House debates
Thursday, 13 October 2011
Motions
Coptic Christians in Egypt
10:15 am
Bob Katter (Kennedy, Independent) Share this | Hansard source
by leave—Arguably the most famous comment in the last century was that made by Mikhail Gorbachev when he was appointed First Secretary. He chose as his first statement to the rest of the world that the important thing for all of us to remember is that when we go on our knees at night to pray we all pray to the same God. I was brought up in a generation where we lived a hair trigger away from nuclear holocaust. I remember as a 12th grader in school, with the transistor radio in my ear, listening to the speech of John F Kennedy over the missile crisis and I could feel the hair on the back on my neck standing up because it was going to be on. There was no way that a tough guy like Nikita Khrushchev was going to back down and, if you listened to Kennedy, there was no way that he was going to back down. So it was going to be on and we were going to be the children of a nuclear war. Good things prevailed, but that situation continued up to the advent of the most wonderful man, Mikhail Gorbachev, whose family have preserved Christianity through 80 years of persecution where it was effectively illegal to practise religion.

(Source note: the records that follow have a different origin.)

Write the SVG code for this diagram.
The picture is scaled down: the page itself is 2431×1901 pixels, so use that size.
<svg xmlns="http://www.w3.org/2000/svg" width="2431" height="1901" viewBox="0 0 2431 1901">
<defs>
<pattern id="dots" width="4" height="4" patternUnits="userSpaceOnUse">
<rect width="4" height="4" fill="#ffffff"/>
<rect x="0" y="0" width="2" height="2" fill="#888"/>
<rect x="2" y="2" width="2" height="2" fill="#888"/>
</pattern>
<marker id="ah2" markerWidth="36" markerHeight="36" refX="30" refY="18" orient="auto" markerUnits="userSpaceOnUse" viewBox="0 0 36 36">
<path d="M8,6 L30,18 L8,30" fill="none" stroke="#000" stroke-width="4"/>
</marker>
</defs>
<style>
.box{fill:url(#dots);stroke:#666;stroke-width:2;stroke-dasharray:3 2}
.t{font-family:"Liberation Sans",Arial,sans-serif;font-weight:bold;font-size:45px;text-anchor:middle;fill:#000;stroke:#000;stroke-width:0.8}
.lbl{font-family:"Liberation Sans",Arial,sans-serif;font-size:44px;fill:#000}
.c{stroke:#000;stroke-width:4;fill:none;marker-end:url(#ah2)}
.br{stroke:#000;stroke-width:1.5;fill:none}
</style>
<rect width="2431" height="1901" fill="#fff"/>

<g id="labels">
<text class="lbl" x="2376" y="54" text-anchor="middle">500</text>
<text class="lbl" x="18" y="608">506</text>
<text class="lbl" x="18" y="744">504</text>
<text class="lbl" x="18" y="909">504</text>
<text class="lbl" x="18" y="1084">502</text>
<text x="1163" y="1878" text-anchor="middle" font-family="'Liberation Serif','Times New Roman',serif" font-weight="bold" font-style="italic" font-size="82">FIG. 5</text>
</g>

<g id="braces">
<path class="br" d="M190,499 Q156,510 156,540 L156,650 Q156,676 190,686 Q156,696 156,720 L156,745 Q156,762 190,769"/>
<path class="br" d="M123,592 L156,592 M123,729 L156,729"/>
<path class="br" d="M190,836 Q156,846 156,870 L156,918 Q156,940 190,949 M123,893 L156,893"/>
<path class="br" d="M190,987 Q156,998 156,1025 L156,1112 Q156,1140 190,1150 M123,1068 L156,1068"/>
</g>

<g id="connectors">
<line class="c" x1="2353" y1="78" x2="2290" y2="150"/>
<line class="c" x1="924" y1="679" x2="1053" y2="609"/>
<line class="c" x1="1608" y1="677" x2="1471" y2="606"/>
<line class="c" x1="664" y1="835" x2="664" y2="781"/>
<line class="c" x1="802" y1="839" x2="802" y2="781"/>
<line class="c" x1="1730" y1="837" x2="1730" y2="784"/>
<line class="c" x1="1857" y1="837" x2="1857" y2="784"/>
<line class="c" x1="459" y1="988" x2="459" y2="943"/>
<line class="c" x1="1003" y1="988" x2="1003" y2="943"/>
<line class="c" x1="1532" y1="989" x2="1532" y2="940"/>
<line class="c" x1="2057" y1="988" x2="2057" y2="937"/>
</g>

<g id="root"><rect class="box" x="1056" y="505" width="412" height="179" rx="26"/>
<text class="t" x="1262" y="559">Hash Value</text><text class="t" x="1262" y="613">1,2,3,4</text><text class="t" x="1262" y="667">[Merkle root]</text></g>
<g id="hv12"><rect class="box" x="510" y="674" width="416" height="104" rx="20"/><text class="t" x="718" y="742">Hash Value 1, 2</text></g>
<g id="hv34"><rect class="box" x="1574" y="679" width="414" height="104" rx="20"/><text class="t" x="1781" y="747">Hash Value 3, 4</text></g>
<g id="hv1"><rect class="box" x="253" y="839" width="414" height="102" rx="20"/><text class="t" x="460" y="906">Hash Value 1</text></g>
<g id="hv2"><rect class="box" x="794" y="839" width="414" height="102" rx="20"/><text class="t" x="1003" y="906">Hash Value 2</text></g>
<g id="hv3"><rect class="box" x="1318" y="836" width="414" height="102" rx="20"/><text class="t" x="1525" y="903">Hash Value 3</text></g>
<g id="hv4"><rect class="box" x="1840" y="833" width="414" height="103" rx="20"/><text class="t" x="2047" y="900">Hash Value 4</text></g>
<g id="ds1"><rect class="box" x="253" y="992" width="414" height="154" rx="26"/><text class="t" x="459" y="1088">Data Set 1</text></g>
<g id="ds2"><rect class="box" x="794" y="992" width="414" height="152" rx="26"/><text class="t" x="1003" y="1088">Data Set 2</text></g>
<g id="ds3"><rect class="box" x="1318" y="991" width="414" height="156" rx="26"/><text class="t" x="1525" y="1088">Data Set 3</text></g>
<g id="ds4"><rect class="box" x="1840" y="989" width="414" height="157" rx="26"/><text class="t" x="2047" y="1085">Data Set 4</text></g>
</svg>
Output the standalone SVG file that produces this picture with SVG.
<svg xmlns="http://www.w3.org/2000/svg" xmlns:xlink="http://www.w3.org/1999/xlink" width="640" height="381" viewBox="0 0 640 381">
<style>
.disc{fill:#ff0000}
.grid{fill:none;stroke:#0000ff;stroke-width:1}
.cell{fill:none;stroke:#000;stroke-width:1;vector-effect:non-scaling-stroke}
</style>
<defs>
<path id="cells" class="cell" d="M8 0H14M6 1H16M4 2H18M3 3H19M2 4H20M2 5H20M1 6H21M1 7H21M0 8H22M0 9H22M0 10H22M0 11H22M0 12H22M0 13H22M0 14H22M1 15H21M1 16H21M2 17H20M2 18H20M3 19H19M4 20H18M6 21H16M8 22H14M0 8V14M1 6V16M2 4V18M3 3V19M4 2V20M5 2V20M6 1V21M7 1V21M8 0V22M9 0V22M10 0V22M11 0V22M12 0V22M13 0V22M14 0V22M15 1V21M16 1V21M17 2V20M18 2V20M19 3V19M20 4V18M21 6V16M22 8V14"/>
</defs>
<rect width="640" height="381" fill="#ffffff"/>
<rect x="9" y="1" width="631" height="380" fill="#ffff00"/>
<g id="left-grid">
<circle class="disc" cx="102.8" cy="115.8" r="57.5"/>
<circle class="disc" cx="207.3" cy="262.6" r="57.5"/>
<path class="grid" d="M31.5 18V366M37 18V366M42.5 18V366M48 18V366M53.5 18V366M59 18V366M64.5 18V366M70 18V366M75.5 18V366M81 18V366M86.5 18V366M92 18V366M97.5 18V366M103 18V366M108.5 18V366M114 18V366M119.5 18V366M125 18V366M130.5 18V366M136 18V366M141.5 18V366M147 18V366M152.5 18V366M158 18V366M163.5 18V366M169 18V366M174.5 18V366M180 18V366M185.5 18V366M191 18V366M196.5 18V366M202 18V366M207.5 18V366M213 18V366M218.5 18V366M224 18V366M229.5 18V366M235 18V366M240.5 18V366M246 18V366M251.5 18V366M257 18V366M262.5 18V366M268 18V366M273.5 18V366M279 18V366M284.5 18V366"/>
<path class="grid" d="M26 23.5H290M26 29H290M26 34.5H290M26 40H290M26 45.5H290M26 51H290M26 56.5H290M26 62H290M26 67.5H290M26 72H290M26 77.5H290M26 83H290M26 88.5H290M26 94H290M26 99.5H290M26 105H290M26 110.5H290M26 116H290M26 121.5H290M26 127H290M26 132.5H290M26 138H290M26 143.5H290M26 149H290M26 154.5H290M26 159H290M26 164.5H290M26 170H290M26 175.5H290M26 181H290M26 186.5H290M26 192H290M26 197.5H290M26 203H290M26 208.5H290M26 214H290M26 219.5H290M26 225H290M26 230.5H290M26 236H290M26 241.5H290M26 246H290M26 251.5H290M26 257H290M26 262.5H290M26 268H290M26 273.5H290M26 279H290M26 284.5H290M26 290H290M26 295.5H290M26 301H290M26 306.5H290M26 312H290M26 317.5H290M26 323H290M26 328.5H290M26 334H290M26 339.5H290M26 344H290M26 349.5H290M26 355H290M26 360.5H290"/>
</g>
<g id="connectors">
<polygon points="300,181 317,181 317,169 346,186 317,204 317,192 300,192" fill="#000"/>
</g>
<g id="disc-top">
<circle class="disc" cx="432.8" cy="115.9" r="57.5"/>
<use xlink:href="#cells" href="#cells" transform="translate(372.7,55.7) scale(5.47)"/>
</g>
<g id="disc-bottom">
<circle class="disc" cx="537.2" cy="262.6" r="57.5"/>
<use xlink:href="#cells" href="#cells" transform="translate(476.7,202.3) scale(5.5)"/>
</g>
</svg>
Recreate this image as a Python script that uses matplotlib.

I think it is reasonable to say that I have had my life saved twice by two wonderful doctors. Both, judging from their names, were of the Islamic faith and both great men tirelessly worked extremely hard to save my life. I would not be here without those wonderful people.
When the ethnic cleansing was taking place in central Europe, NATO stepped in. The Christian countries stepped in to protect those Islamic people who were being persecuted. The NATO countries have pursued the architects of that oppression fairly ruthlessly. It is very much to their credit. But if you are a Christian you are supposed to love your neighbours, turn the other cheek and do good to those that hate you. That is the very essence of our religious beliefs in this country. For some people they might be philosophical beliefs but, for the vast bulk of us, they are our religious beliefs.
It gives me no joy to recall recent history on our planet where over one million Armenians were murdered. In Spain, 55,000 Catholics were taken out into the streets and shot dead, including 6,000 priests and 13,000 nuns. I quote from Simon Beevor's book on the Spanish Civil War. It seems interesting that they always talk about Franco. Franco said, 'For everyone you kill, I will kill 10.' I do not think he got up to 10, but he did a fairly good job. But that was payback. The original decision was to murder people because of their Christian faith and 54,000 of them were just taken out onto the streets and shot dead. Read the book.
One of the great blemishes upon the soul of our nation was that we participated in the Boer War for Mr Rothschild, Mr Barney Barnato and Cecil Rhodes—it is a disgrace that there is such a thing as a Rhodes scholarship. They wiped out half the Matabele nation. They murdered them. Then they proceeded to murder 200,000 Boers, including 28,000 women and children in the concentration camps. Hitler was able to say, 'Don't worry about it because the Turks got away with it in Armenia and the British got away with it in South Africa; we can go ahead and murder six million Jews as well.'
This sort of thing has to stop. I very much praise the member for bringing it forward and the members of the Coptic Church, being from a related breakaway, the Western Christians. The original Christians are sitting up there today. In the little Christian group of Ross Cameron we had going here at Parliament House, of which Kevin Rudd was a prominent member, we had a person with a big silver cross who had served in Saddam Hussein's cabinet. I asked him, 'How long has your family been Christian?' He said, 'Since 72 AD.' We praise these people that have stood on the ramparts and kept the Christian faith for 2,000 years, 1,500 years of that being persecution. I think we should serve very clear notice in this place that we are not going to stand aside and see our fellow Christians and the fathers of Christianity continue to be murdered. That is not going to happen. Please God, our nation will grow over the next 20 or 30 years—as I think it must for its survival—to 60 million people and we will be a rich, prosperous and powerful nation. We will put up a defence if persecution takes place. If I can inject a personal note into my speech, the brother of my great grandfather was the patriarch of the Maronite Church. They were people very familiar with the sort of persecution that is taking place. He came to Australia in 1870, so I do not really have a great deal of memories of him!
All the same, I think that an awful lot of Australians will feel very great kinship with the Coptic Christians of Egypt. Even if we did not feel a great kinship, as fellow Christians we will not stand idly by and see fellow Christians murdered—just as we did not stand idly by and watch as fellow believers in the good Lord were murdered in those countries in central Europe. We hope that we will carry those principles forward into the future. I highly praise the member for Hughes for putting this motion forward and I highly praise those people who have kept the faith through millennia of prosecution.